そしたら具体的なユースケースを書いて手順書を書かせてみました。
これは良い!
もちろん手順には一部誤りがあったので修正はしたけど、すべてをスクラッチで作ることから比べたら雲泥の差かも!
ここまでのところでこんな感じのテキストができました。
どうでも良いけどChatPDFは息継ぎが必要みたいで、一度にすべての回答を返してくれないのが印象的でした。
4. パワポを作る
ここまでのところで説明文は十分にあるので、このテキストをSlidesGPTに放り込んでスライドを作らせましょう。
それでもって出来上がりはこちら。
いやあ、そうじゃないんだ。スライド1枚にまとめてほしかったんだけど、10枚も分割して作られてきた.. もっと言えばアーキテクチャ図的な感じのものを作って欲しかったんだよね。こんな感じの。
Stable Diffusionなどにもアーキテクチャ的なものを作画させてみたのですが、入れるものが悪いみたいで、こちらは残念ながら断念。
ということで要点をまとめた単なる箇条書きスライドを作ることにしました。ここまでで書いた内容を3つのポイントにまとめていただきましょう。
5. 完成
できあがりはこんな感じです。
欲しい人いるかわからないけど、PDFでダウンロードできるようにしておいたので、よろしければどうぞ。
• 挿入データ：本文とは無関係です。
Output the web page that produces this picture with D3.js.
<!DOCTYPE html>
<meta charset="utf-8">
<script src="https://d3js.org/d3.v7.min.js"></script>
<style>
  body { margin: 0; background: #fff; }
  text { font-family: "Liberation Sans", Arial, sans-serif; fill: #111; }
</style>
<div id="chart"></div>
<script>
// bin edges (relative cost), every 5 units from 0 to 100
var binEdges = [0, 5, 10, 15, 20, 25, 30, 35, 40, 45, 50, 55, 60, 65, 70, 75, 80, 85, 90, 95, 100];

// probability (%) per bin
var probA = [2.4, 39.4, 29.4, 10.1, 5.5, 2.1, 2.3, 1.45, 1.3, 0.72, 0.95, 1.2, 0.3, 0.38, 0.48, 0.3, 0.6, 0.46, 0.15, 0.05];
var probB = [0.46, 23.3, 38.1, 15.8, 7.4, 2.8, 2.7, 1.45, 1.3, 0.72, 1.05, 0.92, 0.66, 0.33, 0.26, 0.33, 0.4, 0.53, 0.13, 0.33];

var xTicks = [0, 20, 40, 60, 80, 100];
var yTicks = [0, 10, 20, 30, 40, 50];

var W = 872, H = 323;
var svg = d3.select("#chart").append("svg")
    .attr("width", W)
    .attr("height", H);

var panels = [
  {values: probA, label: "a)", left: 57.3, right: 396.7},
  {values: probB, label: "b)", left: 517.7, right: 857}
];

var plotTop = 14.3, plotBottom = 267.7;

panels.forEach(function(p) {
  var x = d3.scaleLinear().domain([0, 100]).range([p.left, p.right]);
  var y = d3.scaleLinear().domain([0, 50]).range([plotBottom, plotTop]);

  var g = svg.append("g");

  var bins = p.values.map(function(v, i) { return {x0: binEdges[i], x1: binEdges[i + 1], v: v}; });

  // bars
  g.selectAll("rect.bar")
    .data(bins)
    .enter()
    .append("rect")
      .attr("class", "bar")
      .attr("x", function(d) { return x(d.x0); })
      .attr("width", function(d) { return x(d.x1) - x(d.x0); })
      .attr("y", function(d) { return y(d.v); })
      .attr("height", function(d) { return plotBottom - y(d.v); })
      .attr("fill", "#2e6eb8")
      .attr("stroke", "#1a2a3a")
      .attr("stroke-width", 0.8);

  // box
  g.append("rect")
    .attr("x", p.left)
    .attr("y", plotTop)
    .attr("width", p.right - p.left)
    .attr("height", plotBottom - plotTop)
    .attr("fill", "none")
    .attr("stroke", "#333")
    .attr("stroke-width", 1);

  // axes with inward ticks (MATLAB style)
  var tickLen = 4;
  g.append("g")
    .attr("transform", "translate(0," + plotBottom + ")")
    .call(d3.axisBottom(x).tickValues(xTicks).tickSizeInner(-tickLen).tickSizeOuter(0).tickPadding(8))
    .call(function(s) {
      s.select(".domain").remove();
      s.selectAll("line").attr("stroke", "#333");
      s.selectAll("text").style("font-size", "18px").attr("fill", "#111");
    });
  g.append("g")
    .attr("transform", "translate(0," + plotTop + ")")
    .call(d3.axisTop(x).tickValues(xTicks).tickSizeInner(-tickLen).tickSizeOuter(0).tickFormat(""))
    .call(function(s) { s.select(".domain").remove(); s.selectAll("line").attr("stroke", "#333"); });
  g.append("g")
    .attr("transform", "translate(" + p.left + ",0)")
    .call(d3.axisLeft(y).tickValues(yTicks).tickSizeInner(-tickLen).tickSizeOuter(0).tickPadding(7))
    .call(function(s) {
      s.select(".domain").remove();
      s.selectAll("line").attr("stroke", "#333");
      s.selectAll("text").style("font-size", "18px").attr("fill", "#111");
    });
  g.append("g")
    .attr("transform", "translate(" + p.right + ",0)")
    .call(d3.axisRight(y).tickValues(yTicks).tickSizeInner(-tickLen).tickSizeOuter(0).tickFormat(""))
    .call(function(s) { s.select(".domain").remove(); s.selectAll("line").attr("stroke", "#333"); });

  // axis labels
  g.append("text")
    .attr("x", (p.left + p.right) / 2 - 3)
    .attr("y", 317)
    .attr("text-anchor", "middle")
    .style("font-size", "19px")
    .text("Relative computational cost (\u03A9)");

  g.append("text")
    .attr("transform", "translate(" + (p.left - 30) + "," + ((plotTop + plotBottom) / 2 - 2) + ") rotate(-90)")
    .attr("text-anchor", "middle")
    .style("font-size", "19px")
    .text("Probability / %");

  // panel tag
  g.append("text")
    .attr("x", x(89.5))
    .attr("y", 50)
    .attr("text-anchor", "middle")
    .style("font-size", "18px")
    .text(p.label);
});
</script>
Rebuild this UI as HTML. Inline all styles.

今回OpenAIのサービスを使ってみて思ったことは、ある程度の情報を与えてあげればそれなりのものを作ってくれるってことです(パワポは全然だけど)。そして最大の発見は手順書をしっかり作ってきたことです(しかもマイクロソフト日本語スタイルガイド準拠の手順書!)。
一方で内容の精査だったり、わかりにくい表現をしつこく質問してわかりやすくさせたり、ってところはまだまだ必要なので編集力・校正力みたいなものがテキスト作成者に求められる要件なのかなと思いました。
まだまだな印象は強いけど、新しいテクノロジーに今から触れておけば「まだまだ」な段階じゃなくなったときに大きな戦力になってくれると思うので、自分のテキスト作成にも一部活用していこうかなと思います。